The common advice in Subud would be to turn off my critical faculties and feel mellow, to follow Brodjo’s advice that I quoted earlier and not use my mind when reading the talks.

 

If I contemplate a picture or a piece of text or mantra (for example, a scene of Christ healing a leper or a line of prayer like “Thy Will be done”), then my mind can eventually find quiet and let whatever associations come that arise from my subconscious or from elsewhere. But I can’t do this when reading.

 

Language is symbolic and full of associations. Reading words on a page may seem automatic, but unless I consciously try to avoid understanding it—which I can only do for very brief periods, sometimes by paying attention to the phonetic sounds—my brain is always engaged in making sense of what I read.

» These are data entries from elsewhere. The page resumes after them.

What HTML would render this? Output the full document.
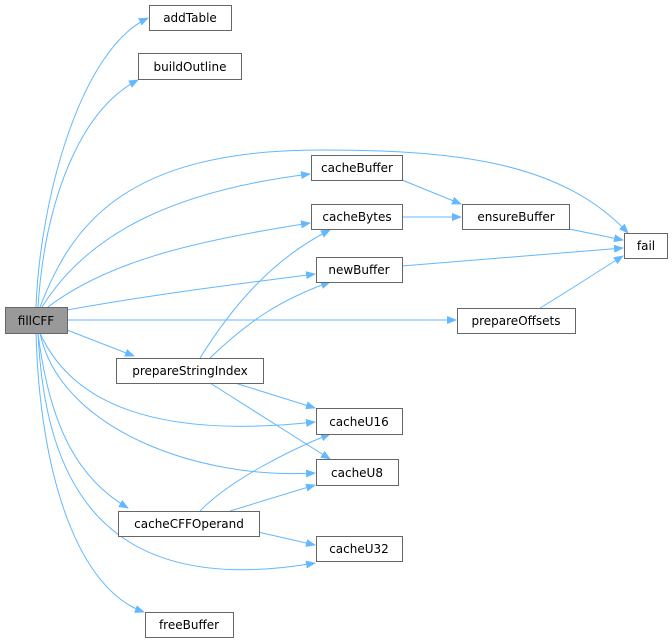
<html><body style="margin:0;background:#fff">
<svg width="672" height="643" xmlns="http://www.w3.org/2000/svg" font-family="DejaVu Sans, sans-serif" font-size="12">
<defs><marker id="a" markerWidth="10" markerHeight="8" refX="9" refY="4" orient="auto" markerUnits="userSpaceOnUse"><path d="M0,0 L10,4 L0,8 z" fill="#63b8ff"/></marker></defs>
<g fill="none" stroke="#63b8ff" stroke-width="1" marker-end="url(#a)">
<path d="M36,307 C40,200 80,50 148,18"/>
<path d="M38,307 C45,200 80,110 138,80"/>
<path d="M40,307 C70,230 120,150 320,150 C450,150 560,160 628,233"/>
<path d="M42,307 C90,230 180,190 310,174"/>
<path d="M48,307 C110,260 200,240 310,223"/>
<path d="M67,310 C150,295 230,285 315,274"/>
<path d="M68,320 L456,320"/>
<path d="M67,330 L134,356"/>
<path d="M40,333 C70,400 150,440 315,422"/>
<path d="M40,333 C60,430 200,480 315,473"/>
<path d="M38,333 C50,430 80,480 128,508"/>
<path d="M38,333 C45,480 100,600 315,563"/>
<path d="M36,333 C40,480 80,590 144,612"/>
<path d="M402,180 L461,204"/>
<path d="M402,217 L461,217"/>
<path d="M569,229 L623,240"/>
<path d="M402,266 L623,248"/>
<path d="M540,308 C570,290 600,270 623,256"/>
<path d="M200,358 C230,310 270,260 330,230"/>
<path d="M210,358 C250,320 280,300 330,282"/>
<path d="M235,383 L315,408"/>
<path d="M210,383 L330,459"/>
<path d="M200,511 C230,480 290,450 330,434"/>
<path d="M230,511 L315,485"/>
<path d="M258,532 L315,545"/>
</g>
<g stroke="#666" stroke-width="1" fill="#fff">
<rect x="5.5" y="307.5" width="62" height="26" fill="#999"/>
<rect x="149.5" y="5.5" width="82" height="25"/>
<rect x="138.5" y="53.5" width="103" height="26"/>
<rect x="311.5" y="155.5" width="91" height="25"/>
<rect x="311.5" y="204.5" width="91" height="25"/>
<rect x="462.5" y="204.5" width="107" height="25"/>
<rect x="624.5" y="233.5" width="43" height="25"/>
<rect x="316.5" y="257.5" width="86" height="25"/>
<rect x="457.5" y="308.5" width="118" height="25"/>
<rect x="116.5" y="358.5" width="147" height="25"/>
<rect x="316.5" y="408.5" width="86" height="26"/>
<rect x="316.5" y="459.5" width="82" height="26"/>
<rect x="118.5" y="511.5" width="141" height="25"/>
<rect x="316.5" y="536.5" width="86" height="25"/>
<rect x="145.5" y="612.5" width="88" height="25"/>
</g>
<g fill="#000" text-anchor="middle">
<text x="36" y="325">fillCFF</text>
<text x="190" y="22">addTable</text>
<text x="190" y="71">buildOutline</text>
<text x="357" y="172">cacheBuffer</text>
<text x="357" y="221">cacheBytes</text>
<text x="516" y="221">ensureBuffer</text>
<text x="646" y="250">fail</text>
<text x="359" y="274">newBuffer</text>
<text x="516" y="325">prepareOffsets</text>
<text x="190" y="375">prepareStringIndex</text>
<text x="359" y="426">cacheU16</text>
<text x="357" y="477">cacheU8</text>
<text x="189" y="528">cacheCFFOperand</text>
<text x="359" y="553">cacheU32</text>
<text x="189" y="629">freeBuffer</text>
</g>
</svg>
</body></html>
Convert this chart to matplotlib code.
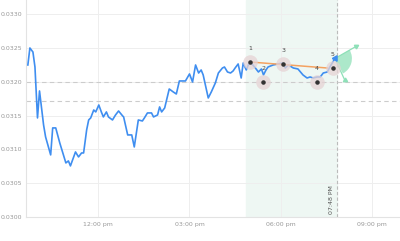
import matplotlib.pyplot as plt
import matplotlib.patches as mpatches
import matplotlib.transforms as mtransforms
import numpy as np

# price series (time, value)
times = ["09:41", "09:45", "09:51", "09:55", "10:00", "10:04", "10:12", "10:16", "10:26", "10:30",
         "10:36", "10:44", "10:56", "11:01", "11:05", "11:15", "11:21", "11:27", "11:31", "11:37",
         "11:41", "11:45", "11:51", "11:55", "12:01", "12:06", "12:10", "12:16", "12:20", "12:28",
         "12:34", "12:40", "12:48", "12:50", "12:58", "13:06", "13:11", "13:19", "13:27", "13:31",
         "13:37", "13:45", "13:49", "13:57", "14:01", "14:05", "14:11", "14:20", "14:28", "14:34",
         "14:40", "14:52", "15:00", "15:06", "15:12", "15:18", "15:23", "15:27", "15:37", "15:43",
         "15:51", "15:57", "16:05", "16:09", "16:15", "16:21", "16:26", "16:30", "16:36", "16:42",
         "16:46", "16:52", "16:56", "17:00", "17:10", "17:16", "17:22", "17:26", "17:31", "17:35",
         "17:45", "17:55", "18:05", "18:09", "18:15", "18:25", "18:34", "18:44", "18:52", "18:58",
         "19:04", "19:12", "19:18", "19:24", "19:32", "19:37", "19:43", "19:47"]
values = [0.032249, 0.032501, 0.032441, 0.032219, 0.031464, 0.031864, 0.031360, 0.031182, 0.030916, 0.031316,
          0.031316, 0.031093, 0.030797, 0.030827, 0.030753, 0.030960, 0.030886, 0.030945, 0.030945, 0.031286,
          0.031434, 0.031464, 0.031582, 0.031553, 0.031656, 0.031553, 0.031479, 0.031553, 0.031479, 0.031434,
          0.031508, 0.031567, 0.031494, 0.031479, 0.031212, 0.031212, 0.031034, 0.031434, 0.031419, 0.031464,
          0.031538, 0.031538, 0.031479, 0.031508, 0.031627, 0.031553, 0.031612, 0.031893, 0.031849, 0.031819,
          0.032012, 0.032012, 0.032116, 0.031997, 0.032249, 0.032130, 0.032175, 0.032101, 0.031760, 0.031849,
          0.031982, 0.032130, 0.032204, 0.032219, 0.032145, 0.032130, 0.032160, 0.032204, 0.032264, 0.032056,
          0.032279, 0.032175, 0.032249, 0.032293, 0.032204, 0.032145, 0.032190, 0.032101, 0.032175, 0.032219,
          0.032249, 0.032264, 0.032279, 0.032204, 0.032249, 0.032204, 0.032190, 0.032101, 0.032056, 0.032071,
          0.032056, 0.032071, 0.032071, 0.032130, 0.032145, 0.032219, 0.032293, 0.032345]

# pattern points 1..5
pat_labels = ["1", "2", "3", "4", "5"]
pat_times = ["17:00", "17:26", "18:05", "19:11", "19:43"]
pat_values = [0.032293, 0.031997, 0.032267, 0.031997, 0.032204]

# upper trend line (orange)
trend_times = ["17:00", "19:32"]
trend_values = [0.032293, 0.032204]

# support levels (dashed)
levels = [0.03200, 0.031716]

shade_start = "16:51"
event_time = "19:51"
event_label = "07:48 PM"

yticks = [0.0300, 0.0305, 0.0310, 0.0315, 0.0320, 0.0325, 0.0330]
xticks = [12, 15, 18, 21]
xticklabels = ["12:00 pm", "03:00 pm", "06:00 pm", "09:00 pm"]


def hrs(t):
    h, m = t.split(":")
    return int(h) + int(m) / 60


x = np.array([hrs(t) for t in times])
px = [hrs(t) for t in pat_times]

fig = plt.figure(figsize=(4, 2.41), dpi=100)
ax = fig.add_axes([0.065, 0.1008, 0.935, 0.8992])

ax.set_xlim(9.622, 21.924)
ax.set_ylim(0.0300, 0.033212)

ax.axvspan(hrs(shade_start), hrs(event_time), color='#eef7f3', zorder=0)
ax.axvline(hrs(event_time), color='#bbbbbb', ls=(0, (3, 2)), lw=0.8, zorder=1)
for lv in levels:
    ax.axhline(lv, color='#cccccc', ls=(0, (4, 3)), lw=0.8, zorder=1)

ax.plot(x, values, color='#3f8ef0', lw=1.2, zorder=3)
ax.plot(x[-1], values[-1], marker=(3, 0, -30), color='#3f8ef0', ms=4.5, zorder=4)

ax.plot([hrs(t) for t in trend_times], trend_values, color='#f4a261', lw=1.1, zorder=3)

ax.scatter(px, pat_values, s=110, color='#e6d3d5', alpha=0.75, zorder=4, linewidths=0)
ax.scatter(px, pat_values, s=5, color='#333333', zorder=5)
for lab, t, v in zip(pat_labels, px, pat_values):
    ax.annotate(lab, (t, v), xytext=(0, 8), textcoords='offset points',
                ha='center', va='bottom', fontsize=4.5, color='#444444', zorder=6)

# projection wedge at the last point
tr = mtransforms.Affine2D() + mtransforms.ScaledTranslation(x[-1], values[-1], ax.transData)
ax.add_patch(mpatches.Wedge((0, 0), 17, -62, 30, color='#a3e6c5', alpha=0.9,
                            lw=0, transform=tr, zorder=2))
for dx, dy, rot in [(21, 12, -60), (10, -22, 0)]:
    ax.plot([0, dx], [0, dy], color='#8ee0b8', lw=0.9, transform=tr, zorder=2)
    ax.plot([dx], [dy], marker=(3, 0, rot), color='#8ee0b8', ms=3.5, transform=tr, zorder=2)

ax.annotate(event_label, (hrs(event_time), 0.0300), xytext=(-4, 2), textcoords='offset points',
            rotation=90, ha='center', va='bottom', fontsize=4.5, color='#555555')

ax.set_yticks(yticks)
ax.set_yticklabels([f"{v:.4f}" for v in yticks])
ax.set_xticks(xticks)
ax.set_xticklabels(xticklabels)
ax.tick_params(length=0, labelsize=4.5, colors='#999999')
ax.tick_params(axis='y', pad=2.5)
ax.tick_params(axis='x', pad=3.5)
ax.grid(True, color='#eeeeee', lw=0.7, zorder=0)
ax.set_axisbelow(True)
for s in ['top', 'right']:
    ax.spines[s].set_visible(False)
for s in ['left', 'bottom']:
    ax.spines[s].set_color('#e3e3e3')
    ax.spines[s].set_linewidth(0.8)

fig.savefig("out.png", dpi=100)
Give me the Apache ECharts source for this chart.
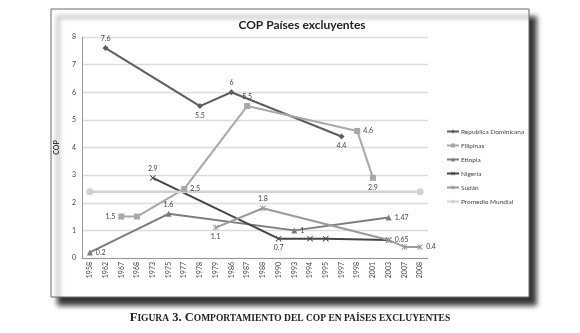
<!DOCTYPE html>
<html>
<head>
<meta charset="utf-8">
<script src="https://cdn.jsdelivr.net/npm/echarts@6/dist/echarts.min.js"></script>
<style>
  html, body { margin: 0; padding: 0; background: #fff; }
  #chart { width: 580px; height: 333px; }
</style>
</head>
<body>
<div id="chart"></div>
<script>
// categorías (años) del eje x
const years = ['1958', '1962', '1967', '1968', '1973', '1975', '1977', '1978', '1979', '1986', '1987',
  '1988', '1990', '1993', '1994', '1995', '1997', '1998', '2001', '2003', '2007', '2008'];

// valores COP por país (null = sin dato)
const repDominicana = [null, 7.6, null, null, null, null, null, 5.5, null, 6, null, null, null, null, null, null, 4.4, null, null, null, null, null];
const filipinas = [null, null, 1.5, 1.5, null, null, 2.5, null, null, null, 5.5, null, null, null, null, null, null, 4.6, 2.9, null, null, null];
const etiopia = [0.2, null, null, null, null, 1.6, null, null, null, null, null, null, null, 1, null, null, null, null, null, 1.47, null, null];
const nigeria = [null, null, null, null, 2.9, null, null, null, null, null, null, null, 0.7, null, 0.7, 0.7, null, null, null, 0.65, null, null];
const sudan = [null, null, null, null, null, null, null, null, 1.1, null, null, 1.8, null, null, null, null, null, null, null, 0.65, 0.4, 0.4];
const promedioMundial = [2.4, null, null, null, null, null, null, null, null, null, null, null, null, null, null, null, null, null, null, null, null, 2.4];

const yTicks = [0, 1, 2, 3, 4, 5, 6, 7, 8];

// posición de las etiquetas de datos (índice de año -> posición)
const labelPos = {
  rd: { 1: 'top', 7: 'bottom', 9: 'top', 16: 'bottom' },
  fil: { 2: 'left', 6: 'right', 10: 'top', 17: 'right', 18: 'bottom' },
  eti: { 0: 'right', 5: 'top', 13: 'right', 19: 'right' },
  nig: { 4: 'top', 12: 'bottom', 19: 'right' },
  sud: { 8: 'bottom', 11: 'top', 21: 'right' },
  pm: {}
};

const FONT = 'Lato, "Open Sans", sans-serif';
const SERIF = '"Liberation Serif", serif';

const xMark = 'path://M0,1 L1,0 L5,4 L9,0 L10,1 L6,5 L10,9 L9,10 L5,6 L1,10 L0,9 L4,5 Z';
const starMark = 'path://M0,1 L1,0 L4.4,3.4 L4.4,0 L5.6,0 L5.6,3.4 L9,0 L10,1 L6.6,4.4 L6.6,5.6 L10,9 L9,10 L5.6,6.6 L5.6,10 L4.4,10 L4.4,6.6 L1,10 L0,9 L3.4,5.6 L3.4,4.4 Z';

function buildData(values, pos) {
  return values.map((v, i) => {
    if (v === null) return null;
    const p = pos[i];
    return {
      value: v,
      label: p ? { show: true, position: p, distance: 3 } : { show: false }
    };
  });
}

function makeSeries(name, values, pos, color, symbol, size, width) {
  return {
    name: name,
    type: 'line',
    data: buildData(values, pos),
    connectNulls: true,
    symbol: symbol,
    symbolSize: size,
    showAllSymbol: true,
    lineStyle: { color: color, width: width || 2 },
    itemStyle: { color: color },
    label: { fontSize: 7, color: '#444', fontFamily: FONT },
    emphasis: { disabled: true },
    animation: false
  };
}

const chart = echarts.init(document.getElementById('chart'));

chart.setOption({
  backgroundColor: '#fff',
  animation: false,
  title: {
    text: 'COP Países excluyentes',
    left: 297,
    textAlign: 'center',
    top: 14,
    textStyle: { fontSize: 12, fontWeight: 'bold', color: '#222', fontFamily: FONT }
  },
  graphic: [
    {
      type: 'rect',
      z: -10,
      shape: { x: 51, y: 9, width: 478, height: 288 },
      style: {
        fill: '#fff',
        stroke: '#6a6a6a',
        lineWidth: 1,
        shadowBlur: 5,
        shadowOffsetX: 7,
        shadowOffsetY: 8,
        shadowColor: 'rgba(30,30,30,0.9)'
      }
    },
    {
      type: 'text',
      left: 'center',
      top: 311,
      style: {
        text: '{b|F}{s|IGURA}{b| 3. C}{s|OMPORTAMIENTO DEL COP EN PAÍSES EXCLUYENTES}',
        rich: {
          b: { fontSize: 12.5, fontWeight: 'bold', fontFamily: SERIF, fill: '#222', verticalAlign: 'bottom' },
          s: { fontSize: 9.5, fontWeight: 'bold', fontFamily: SERIF, fill: '#222', verticalAlign: 'bottom' }
        }
      }
    }
  ],
  legend: {
    orient: 'vertical',
    left: 441,
    top: 123,
    itemGap: 7,
    itemWidth: 12,
    itemHeight: 5,
    textStyle: { fontSize: 6.5, color: '#444', fontFamily: FONT, padding: [0, 0, 0, -3] },
    data: ['Republica Dominicana', 'Filipinas', 'Etiopia', 'Nigeria', 'Sudán', 'Promedio Mundial']
  },
  grid: { left: 82, right: 152, top: 37, bottom: 75, containLabel: false },
  xAxis: {
    type: 'category',
    data: years,
    boundaryGap: true,
    axisLine: { lineStyle: { color: '#999', width: 1 } },
    axisTick: { show: false },
    axisLabel: { rotate: 90, fontSize: 7, color: '#444', margin: 4, interval: 0, fontFamily: FONT }
  },
  yAxis: {
    type: 'value',
    min: yTicks[0],
    max: yTicks[yTicks.length - 1],
    interval: 1,
    name: 'COP',
    nameLocation: 'middle',
    nameGap: 22,
    nameRotate: 90,
    nameTextStyle: { fontSize: 7, fontWeight: 'bold', color: '#333', fontFamily: FONT },
    axisLine: { show: true, lineStyle: { color: '#999', width: 1 } },
    axisTick: { show: false },
    axisLabel: { fontSize: 7, color: '#444', margin: 6, fontFamily: FONT },
    splitLine: { lineStyle: { color: '#dcdcdc', width: 1.3 } }
  },
  series: [
    makeSeries('Republica Dominicana', repDominicana, labelPos.rd, '#5e5e5e', 'diamond', 6),
    makeSeries('Filipinas', filipinas, labelPos.fil, '#a8a8a8', 'rect', 6),
    makeSeries('Etiopia', etiopia, labelPos.eti, '#7c7c7c', 'triangle', 6),
    makeSeries('Nigeria', nigeria, labelPos.nig, '#454545', xMark, 6),
    makeSeries('Sudán', sudan, labelPos.sud, '#9a9a9a', starMark, 6),
    makeSeries('Promedio Mundial', promedioMundial, labelPos.pm, '#d2d2d2', 'circle', 7, 2.5)
  ]
});
</script>
</body>
</html>
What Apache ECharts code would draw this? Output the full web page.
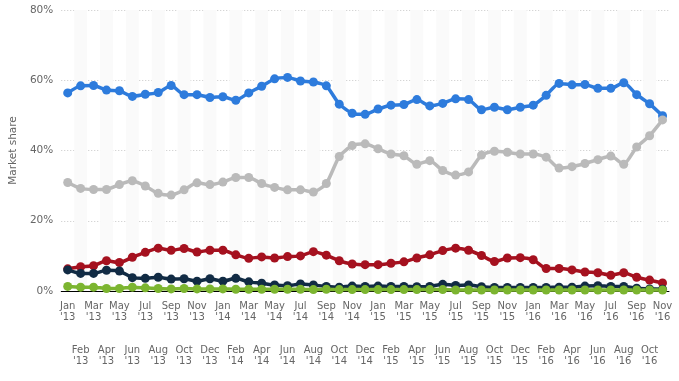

I really don’t understand how reading can be otherwise or anything else.

 

Brodjo’s advice about how best to benefit from Bapak’s talks, to stay in a very mellow, tranquil and uncritical state, this seems to have also become a Subud stricture or warning against talking at all about the talks.

 

To me, talking can help bring clarity and freedom. Do Subud members hold other assumptions—such as, that talk can be unsatisfying and heavy?

 

The Idolatry of Bapak’s Words

 

Being in Subud, reading some of Bapak’s talks that I strongly disagree with and seeing how Subud people talk about Bapak’s words—this all revives long-buried and sometimes uncomfortable memories for me.

 

During my childhood in the 1960s, we attended a small Baptist church where the Bible was believed to be the literal word of God. The preacher and some members of the congregation frequently and loudly made this point. One result is that I find it difficult to this day to use the word “believe”.

 

When people ask me what I believe in, I almost choke trying to climb that mountain.

 

Because I have developed a hyper awareness and aversion to religious exclusionism, I react very strongly to things in Subud that remind me of these.

 

I fear that making Bapak’s talks into something sancrosanct and saying that the talks are beyond discussion is going in that direction. 

 

A Plea for Specific Stories

 

I usually find it worthwhile to learn from others through their personal stories or experiences.

 

Please, let it be a personal story, where a Subud member feels they gained something from a specific talk or from something specific said in a talk.

 

If, for example, a Subud member tells me that they received guidance in latihan or elsewhere about something they remembered from one of the talks, that would be very enriching for me to learn about.

 

I would like some balance for my current critical attitude towards Bapak.

 

But I also have this other need—to feel free to talk about my own misgivings.

 

Here's another example. Bapak gave a talk in 1978 (78 CDK 10) advising against meditating or practicing asceticism. Bapak said such practices are instinctive but they can lead to becoming a regent in the kingdom of the devils.

 

I am bothered by this criticism about meditation. I wish I knew more about it. And I wonder if Bapak really understands, or if he is tolerant towards other religious traditions.

 

Such are my own thoughts prompted by reading this particular talk by Bapak.